Records shown —
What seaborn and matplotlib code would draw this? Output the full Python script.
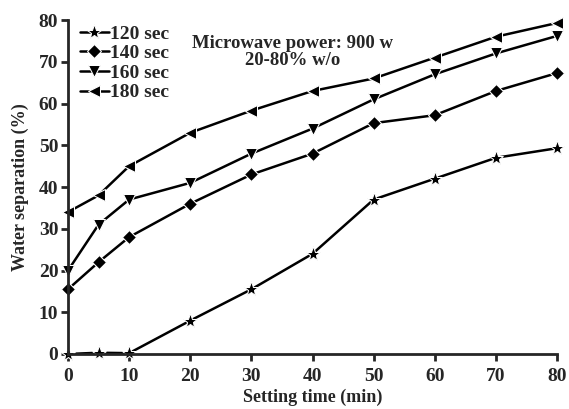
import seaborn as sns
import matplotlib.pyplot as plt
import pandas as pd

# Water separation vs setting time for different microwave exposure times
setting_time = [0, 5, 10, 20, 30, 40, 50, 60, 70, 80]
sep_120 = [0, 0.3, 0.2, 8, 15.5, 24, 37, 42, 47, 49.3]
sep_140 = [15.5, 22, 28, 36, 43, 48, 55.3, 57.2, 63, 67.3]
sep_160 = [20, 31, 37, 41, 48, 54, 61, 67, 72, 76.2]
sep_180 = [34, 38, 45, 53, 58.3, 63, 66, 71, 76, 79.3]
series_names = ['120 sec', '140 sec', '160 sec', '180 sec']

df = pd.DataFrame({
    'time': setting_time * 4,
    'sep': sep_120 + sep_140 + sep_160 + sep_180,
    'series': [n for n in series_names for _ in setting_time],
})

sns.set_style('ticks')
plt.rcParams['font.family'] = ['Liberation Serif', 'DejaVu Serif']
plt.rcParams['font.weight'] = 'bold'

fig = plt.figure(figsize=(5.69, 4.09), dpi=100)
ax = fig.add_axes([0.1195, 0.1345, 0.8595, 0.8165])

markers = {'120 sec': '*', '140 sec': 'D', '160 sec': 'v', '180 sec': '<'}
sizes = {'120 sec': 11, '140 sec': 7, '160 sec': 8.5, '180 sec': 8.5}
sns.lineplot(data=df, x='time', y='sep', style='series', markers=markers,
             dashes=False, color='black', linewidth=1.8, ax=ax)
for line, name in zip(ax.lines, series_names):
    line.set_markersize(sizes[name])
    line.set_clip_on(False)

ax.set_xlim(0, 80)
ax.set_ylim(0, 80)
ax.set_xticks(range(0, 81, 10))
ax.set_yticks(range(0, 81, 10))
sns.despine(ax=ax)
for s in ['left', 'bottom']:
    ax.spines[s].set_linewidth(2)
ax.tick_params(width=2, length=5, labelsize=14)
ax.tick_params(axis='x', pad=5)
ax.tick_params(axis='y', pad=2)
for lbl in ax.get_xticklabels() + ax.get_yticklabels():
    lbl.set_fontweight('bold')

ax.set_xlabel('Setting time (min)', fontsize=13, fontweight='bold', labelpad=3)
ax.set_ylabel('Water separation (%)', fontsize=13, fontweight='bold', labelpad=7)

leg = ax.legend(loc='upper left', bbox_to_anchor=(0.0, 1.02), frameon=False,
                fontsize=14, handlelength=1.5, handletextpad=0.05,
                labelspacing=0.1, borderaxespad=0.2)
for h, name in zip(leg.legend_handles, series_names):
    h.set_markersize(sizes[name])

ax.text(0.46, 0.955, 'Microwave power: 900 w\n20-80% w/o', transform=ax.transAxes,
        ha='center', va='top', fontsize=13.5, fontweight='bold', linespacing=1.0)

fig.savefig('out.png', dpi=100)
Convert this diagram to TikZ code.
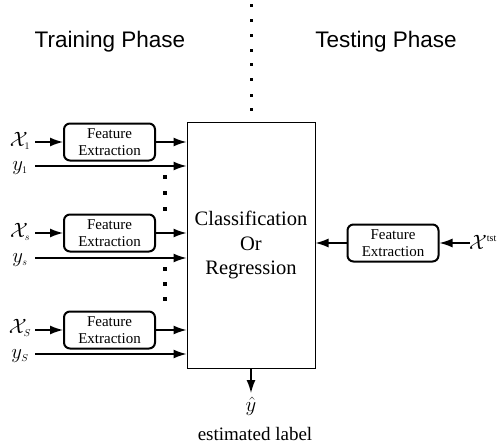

What you have to do — Please reproduce the listing exactly from its opening line through the line that contains "import pandas as pd", both included, with all pictures omitted.

The response —
What seaborn and matplotlib code would draw this? Output the full Python script.
import seaborn as sns
import matplotlib.pyplot as plt
import pandas as pd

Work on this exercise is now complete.